RECORD LIST>
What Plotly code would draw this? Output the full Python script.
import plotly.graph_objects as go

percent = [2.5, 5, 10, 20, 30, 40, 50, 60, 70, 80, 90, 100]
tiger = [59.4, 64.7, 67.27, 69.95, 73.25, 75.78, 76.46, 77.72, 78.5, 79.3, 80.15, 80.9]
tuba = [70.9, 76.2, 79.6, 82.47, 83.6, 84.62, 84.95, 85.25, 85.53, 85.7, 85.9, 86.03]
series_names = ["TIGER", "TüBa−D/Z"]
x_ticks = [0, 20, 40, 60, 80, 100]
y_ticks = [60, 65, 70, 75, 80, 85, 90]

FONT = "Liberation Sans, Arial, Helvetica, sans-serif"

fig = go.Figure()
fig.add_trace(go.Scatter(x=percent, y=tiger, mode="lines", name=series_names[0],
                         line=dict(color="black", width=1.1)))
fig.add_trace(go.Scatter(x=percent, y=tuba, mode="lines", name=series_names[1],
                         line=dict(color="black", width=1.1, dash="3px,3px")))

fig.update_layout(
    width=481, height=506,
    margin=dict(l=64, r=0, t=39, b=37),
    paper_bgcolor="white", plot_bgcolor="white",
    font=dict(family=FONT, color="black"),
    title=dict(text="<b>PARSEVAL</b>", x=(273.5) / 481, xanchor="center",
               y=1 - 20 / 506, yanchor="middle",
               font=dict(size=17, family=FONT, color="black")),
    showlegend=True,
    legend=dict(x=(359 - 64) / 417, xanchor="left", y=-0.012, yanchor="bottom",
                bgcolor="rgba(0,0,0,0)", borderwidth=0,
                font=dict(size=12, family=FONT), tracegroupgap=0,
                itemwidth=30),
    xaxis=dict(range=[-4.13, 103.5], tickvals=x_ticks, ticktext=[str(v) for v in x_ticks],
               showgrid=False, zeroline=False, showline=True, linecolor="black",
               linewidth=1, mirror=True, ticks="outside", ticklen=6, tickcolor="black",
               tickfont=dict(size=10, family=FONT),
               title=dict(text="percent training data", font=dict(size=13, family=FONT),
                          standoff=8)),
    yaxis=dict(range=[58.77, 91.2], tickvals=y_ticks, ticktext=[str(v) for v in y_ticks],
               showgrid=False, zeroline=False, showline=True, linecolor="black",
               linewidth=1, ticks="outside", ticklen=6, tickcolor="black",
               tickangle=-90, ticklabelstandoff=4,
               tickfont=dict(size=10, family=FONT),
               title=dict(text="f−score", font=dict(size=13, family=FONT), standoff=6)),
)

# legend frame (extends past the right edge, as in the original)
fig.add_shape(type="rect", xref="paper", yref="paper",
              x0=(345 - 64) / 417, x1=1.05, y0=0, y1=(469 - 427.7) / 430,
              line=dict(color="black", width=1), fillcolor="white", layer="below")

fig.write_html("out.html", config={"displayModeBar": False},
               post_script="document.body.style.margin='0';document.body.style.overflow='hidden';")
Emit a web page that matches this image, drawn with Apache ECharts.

WHAT IS ASKED> Using the listing above, reproduce each line without omission.

RESULT OF THIS TASK>
What Plotly code would draw this? Output the full Python script.
import plotly.graph_objects as go

percent = [2.5, 5, 10, 20, 30, 40, 50, 60, 70, 80, 90, 100]
tiger = [59.4, 64.7, 67.27, 69.95, 73.25, 75.78, 76.46, 77.72, 78.5, 79.3, 80.15, 80.9]
tuba = [70.9, 76.2, 79.6, 82.47, 83.6, 84.62, 84.95, 85.25, 85.53, 85.7, 85.9, 86.03]
series_names = ["TIGER", "TüBa−D/Z"]
x_ticks = [0, 20, 40, 60, 80, 100]
y_ticks = [60, 65, 70, 75, 80, 85, 90]

FONT = "Liberation Sans, Arial, Helvetica, sans-serif"

fig = go.Figure()
fig.add_trace(go.Scatter(x=percent, y=tiger, mode="lines", name=series_names[0],
                         line=dict(color="black", width=1.1)))
fig.add_trace(go.Scatter(x=percent, y=tuba, mode="lines", name=series_names[1],
                         line=dict(color="black", width=1.1, dash="3px,3px")))

fig.update_layout(
    width=481, height=506,
    margin=dict(l=64, r=0, t=39, b=37),
    paper_bgcolor="white", plot_bgcolor="white",
    font=dict(family=FONT, color="black"),
    title=dict(text="<b>PARSEVAL</b>", x=(273.5) / 481, xanchor="center",
               y=1 - 20 / 506, yanchor="middle",
               font=dict(size=17, family=FONT, color="black")),
    showlegend=True,
    legend=dict(x=(359 - 64) / 417, xanchor="left", y=-0.012, yanchor="bottom",
                bgcolor="rgba(0,0,0,0)", borderwidth=0,
                font=dict(size=12, family=FONT), tracegroupgap=0,
                itemwidth=30),
    xaxis=dict(range=[-4.13, 103.5], tickvals=x_ticks, ticktext=[str(v) for v in x_ticks],
               showgrid=False, zeroline=False, showline=True, linecolor="black",
               linewidth=1, mirror=True, ticks="outside", ticklen=6, tickcolor="black",
               tickfont=dict(size=10, family=FONT),
               title=dict(text="percent training data", font=dict(size=13, family=FONT),
                          standoff=8)),
    yaxis=dict(range=[58.77, 91.2], tickvals=y_ticks, ticktext=[str(v) for v in y_ticks],
               showgrid=False, zeroline=False, showline=True, linecolor="black",
               linewidth=1, ticks="outside", ticklen=6, tickcolor="black",
               tickangle=-90, ticklabelstandoff=4,
               tickfont=dict(size=10, family=FONT),
               title=dict(text="f−score", font=dict(size=13, family=FONT), standoff=6)),
)

# legend frame (extends past the right edge, as in the original)
fig.add_shape(type="rect", xref="paper", yref="paper",
              x0=(345 - 64) / 417, x1=1.05, y0=0, y1=(469 - 427.7) / 430,
              line=dict(color="black", width=1), fillcolor="white", layer="below")

fig.write_html("out.html", config={"displayModeBar": False},
               post_script="document.body.style.margin='0';document.body.style.overflow='hidden';")
Emit a web page that matches this image, drawn with Apache ECharts.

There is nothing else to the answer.